Just a week ago, interim Intel CEO Bob Swan promised that the company’s board of directors would name a permanent CEO in the “near future.” On Thursday, he officially got the job.
Swan becomes the seventh CEO in Intel’s 50-year history after serving as chief financial officer for more than two years. He was named interim CEO in the wake of former CEO Brian Krzanich’s sudden resignation last June after acknowledging an inappropriate relationship with an employee, and takes over at a pivotal time in the history of the storied chip maker.
“’m honored to have the chance to continue working alongside our board, our leadership team, and our more than 107,000 superb employees as we take the company forward,” Swan said in a statement. Intel reportedly cast a wide net in its search for a “permanent” CEO, considering external candidates despite a longtime history of grooming and promoting internal candidates before finally settling on Swan.

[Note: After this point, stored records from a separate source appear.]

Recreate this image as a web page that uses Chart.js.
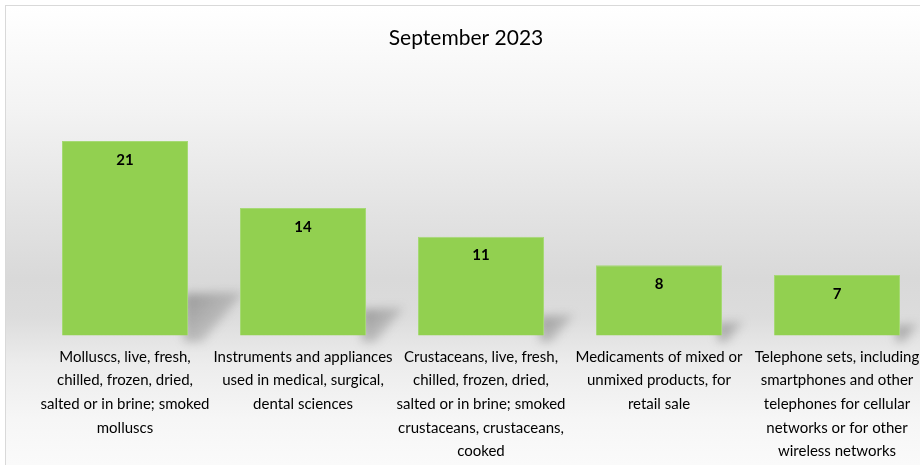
<!DOCTYPE html>
<html>
<head>
<meta charset="utf-8">
<script src="https://cdn.jsdelivr.net/npm/chart.js@4.4.0/dist/chart.umd.min.js"></script>
<style>
  html, body { margin: 0; padding: 0; overflow: hidden; width: 920px; height: 465px; background: #fff; }
  #frame {
    position: absolute; left: 5px; top: 5px; width: 935px; height: 470px;
    border-left: 1px solid #d9d9d9; border-top: 1px solid #d9d9d9;
    background: linear-gradient(to bottom, #ffffff 0%, #f3f3f3 22%, #e2e2e2 45%, #d9d9d9 58%, #dcdcdc 66%, #ececec 76%, #f6f6f6 88%, #fbfbfb 100%);
  }
  #chart { position: absolute; left: 0; top: 0; }
</style>
</head>
<body>
<div id="frame"><canvas id="chart" width="935" height="467"></canvas></div>
<script>
// data
const categories = [
  ['Molluscs, live, fresh,', 'chilled, frozen, dried,', 'salted or in brine; smoked', 'molluscs'],
  ['Instruments and appliances', 'used in medical, surgical,', 'dental sciences'],
  ['Crustaceans, live, fresh,', 'chilled, frozen, dried,', 'salted or in brine; smoked', 'crustaceans, crustaceans,', 'cooked'],
  ['Medicaments of mixed or', 'unmixed products, for', 'retail sale'],
  ['Telephone sets, including', 'smartphones and other', 'telephones for cellular', 'networks or for other', 'wireless networks']
];
const counts = [21, 14, 11, 8, 7];
const chartTitle = 'September 2023';

const FONT = 'Lato, "Open Sans", sans-serif';

// soft slanted shadow behind each bar's bottom right corner
const shadowPlugin = {
  id: 'barShadow',
  beforeDatasetsDraw(chart) {
    const ctx = chart.ctx;
    const meta = chart.getDatasetMeta(0);
    meta.data.forEach(bar => {
      const right = bar.x + bar.width / 2;
      const bottom = bar.base;
      const h = bottom - bar.y;
      const sh = h * 0.24, sw = h * 0.28;
      ctx.save();
      ctx.filter = 'blur(5px)';
      const g = ctx.createLinearGradient(right, bottom - sh, right + sw, bottom);
      g.addColorStop(0, 'rgba(90,90,90,0.5)');
      g.addColorStop(1, 'rgba(120,120,120,0.12)');
      ctx.fillStyle = g;
      ctx.beginPath();
      ctx.moveTo(right - 4, bottom);
      ctx.lineTo(right - 4, bottom - sh);
      ctx.lineTo(right + sw, bottom - sh - 2);
      ctx.lineTo(right + sw * 0.25, bottom);
      ctx.closePath();
      ctx.fill();
      ctx.restore();
    });
  }
};

// value labels inside the top of each bar
const valuePlugin = {
  id: 'valueLabels',
  afterDatasetsDraw(chart) {
    const ctx = chart.ctx;
    const meta = chart.getDatasetMeta(0);
    ctx.save();
    ctx.font = 'bold 15px ' + FONT;
    ctx.fillStyle = '#000';
    ctx.textAlign = 'center';
    ctx.textBaseline = 'middle';
    meta.data.forEach((bar, i) => {
      ctx.fillText(String(counts[i]), bar.x, bar.y + 19);
    });
    ctx.restore();
  }
};

new Chart(document.getElementById('chart'), {
  type: 'bar',
  data: {
    labels: categories,
    datasets: [{
      data: counts,
      backgroundColor: '#92d050',
      borderColor: '#a6d975',
      borderWidth: 1,
      categoryPercentage: 1,
      barPercentage: 0.708
    }]
  },
  options: {
    responsive: false,
    animation: false,
    layout: { padding: { left: 0, right: 15, top: 0, bottom: 0 } },
    plugins: {
      legend: { display: false },
      tooltip: { enabled: false },
      title: {
        display: true,
        text: chartTitle,
        color: '#000',
        font: { family: FONT, size: 21, weight: 'normal' },
        padding: { top: 20, bottom: 61 }
      }
    },
    scales: {
      x: {
        grid: { display: false, drawTicks: false },
        border: { display: false },
        ticks: {
          color: '#000',
          font: { family: FONT, size: 15, lineHeight: 1.57 },
          padding: 10,
          maxRotation: 0,
          autoSkip: false
        }
      },
      y: {
        display: true,
        min: 0.7,
        max: 24,
        grid: { display: false },
        border: { display: false },
        ticks: { display: false },
        afterFit(scale) { scale.width = 30; }
      }
    }
  },
  plugins: [shadowPlugin, valuePlugin]
});
</script>
</body>
</html>
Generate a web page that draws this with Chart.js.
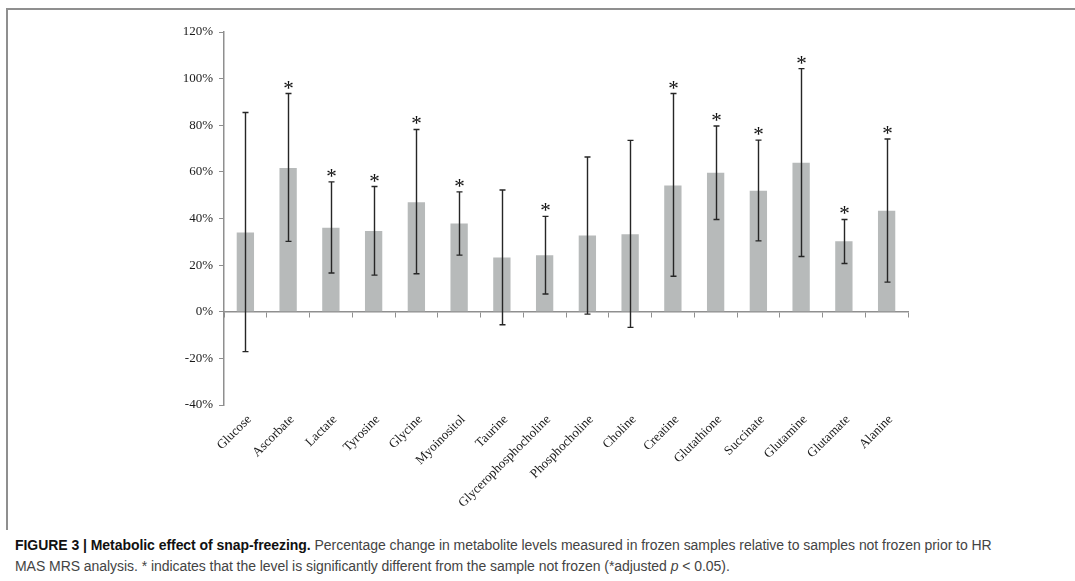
<!DOCTYPE html>
<html>
<head>
<meta charset="utf-8">
<script src="https://cdn.jsdelivr.net/npm/chart.js@4/dist/chart.umd.min.js"></script>
<style>
  html, body { margin: 0; padding: 0; background: #fff; }
  body { width: 1075px; height: 581px; position: relative; overflow: hidden; }
  #frame {
    position: absolute; left: 6px; top: 8px; width: 1080px; height: 520px;
    border-top: 2px solid #8f8f8f; border-left: 2px solid #8f8f8f;
  }
  #chartWrap { position: absolute; left: 0; top: 0; width: 1075px; height: 520px; }
  #caption {
    position: absolute; left: 15px; top: 535px; width: 1055px;
    font-family: "Liberation Sans Narrow", "Liberation Sans", sans-serif;
    font-size: 14px; line-height: 21px; color: #444; letter-spacing: -0.05px;
  }
  #caption b { color: #111; }
</style>
</head>
<body>
<div id="frame"></div>
<div id="chartWrap"><canvas id="snapChart" width="1075" height="520"></canvas></div>
<div id="caption"><b>FIGURE 3 | Metabolic effect of snap-freezing.</b> Percentage change in metabolite levels measured in frozen samples relative to samples not frozen prior to HR<br>MAS MRS analysis. * indicates that the level is significantly different from the sample not frozen (*adjusted <i>p</i> &lt; 0.05).</div>
<script>
// Metabolites (x categories)
const metabolites = ["Glucose", "Ascorbate", "Lactate", "Tyrosine", "Glycine", "Myoinositol", "Taurine",
  "Glycerophosphocholine", "Phosphocholine", "Choline", "Creatine", "Glutathione", "Succinate",
  "Glutamine", "Glutamate", "Alanine"];

// Mean % change (bar heights)
const meanChange = [34.0, 61.7, 36.0, 34.6, 47.0, 37.9, 23.3, 24.2, 32.7, 33.2, 54.2, 59.6, 51.9, 63.9, 30.2, 43.3];

// Error bar ends
const errHigh = [85.5, 93.6, 55.7, 53.7, 78.2, 51.4, 52.2, 40.9, 66.4, 73.5, 93.6, 79.7, 73.6, 104.3, 39.6, 74.1];
const errLow = [-17.1, 30.2, 16.6, 15.7, 16.3, 24.3, -5.6, 7.6, -1.0, -6.7, 15.2, 39.6, 30.4, 23.7, 20.7, 12.7];

// significant (*)
const significant = [false, true, true, true, true, true, false, true, false, false, true, true, true, true, true, true];

// y tick values
const yTicks = [-40, -20, 0, 20, 40, 60, 80, 100, 120];

const serif = "'Liberation Serif', 'Times New Roman', serif";
const axisGray = "#8f8f8f";

const errorBars = {
  id: "errorBars",
  afterDatasetsDraw(chart) {
    const { ctx } = chart;
    const x = chart.scales.x;
    const y = chart.scales.y;
    ctx.save();
    ctx.strokeStyle = "#262626";
    ctx.lineWidth = 1.4;
    ctx.fillStyle = "#111";
    ctx.font = "21px " + serif;
    ctx.textAlign = "center";
    ctx.textBaseline = "alphabetic";
    meanChange.forEach((m, i) => {
      const px = Math.round(x.getPixelForValue(i)) + 0.5;
      const top = y.getPixelForValue(errHigh[i]);
      const bot = y.getPixelForValue(errLow[i]);
      ctx.beginPath();
      ctx.moveTo(px, top); ctx.lineTo(px, bot);
      ctx.moveTo(px - 3, top); ctx.lineTo(px + 3, top);
      ctx.moveTo(px - 3, bot); ctx.lineTo(px + 3, bot);
      ctx.stroke();
      if (significant[i]) ctx.fillText("*", px, top + 1);
    });
    ctx.restore();
  }
};

new Chart(document.getElementById("snapChart").getContext("2d"), {
  type: "bar",
  data: {
    labels: metabolites,
    datasets: [{
      data: meanChange,
      backgroundColor: "#b7baba",
      borderWidth: 0,
      barPercentage: 0.405,
      categoryPercentage: 1
    }]
  },
  options: {
    responsive: false,
    animation: false,
    events: [],
    layout: { padding: { left: 150, right: 167, top: 32, bottom: 0 } },
    plugins: { legend: { display: false }, tooltip: { enabled: false } },
    scales: {
      x: {
        position: "bottom",
        offset: true,
        grid: { display: false, drawTicks: false },
        border: { display: false },
        ticks: {
          autoSkip: false, minRotation: 45, maxRotation: 45, padding: 7, labelOffset: 4,
          color: "#1a1a1a", font: { family: serif, size: 13 }
        },
        afterFit: (s) => { s.height = 115; }
      },
      x0: {
        type: "category",
        labels: metabolites,
        position: { y: 0 },
        offset: true,
        grid: { offset: true, drawOnChartArea: false, tickLength: 5, color: axisGray, lineWidth: 1 },
        border: { color: axisGray, width: 1.5 },
        ticks: { display: false }
      },
      y: {
        min: -40,
        max: 120,
        afterBuildTicks: (s) => { s.ticks = yTicks.map(v => ({ value: v })); },
        grid: { drawOnChartArea: false, tickLength: 5, color: axisGray },
        border: { color: axisGray, width: 1.5 },
        ticks: {
          padding: 6, color: "#1a1a1a", font: { family: serif, size: 13 },
          callback: v => v + "%"
        },
        afterFit: (s) => { s.width = 74; }
      }
    }
  },
  plugins: [errorBars]
});
</script>
</body>
</html>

Intel still dominates the market for PC and server processors, but the last year has been a challenging one. Manufacturing issues have caused chip shortages in the PC business that Microsoft pointed to Wednesday as a drag on the PC business, and it is facing renewed data center competition from longtime rival AMD as well as a new Arm-based custom server processor designed by cloud giant Amazon Web Services.
Last week Swan projected the company’s revenue would be flat in 2019, a take that investors did not particularly care for. His main task will be to sort out Intel’s manufacturing issues while reassuring cloud customers that its server processor roadmap remains strong.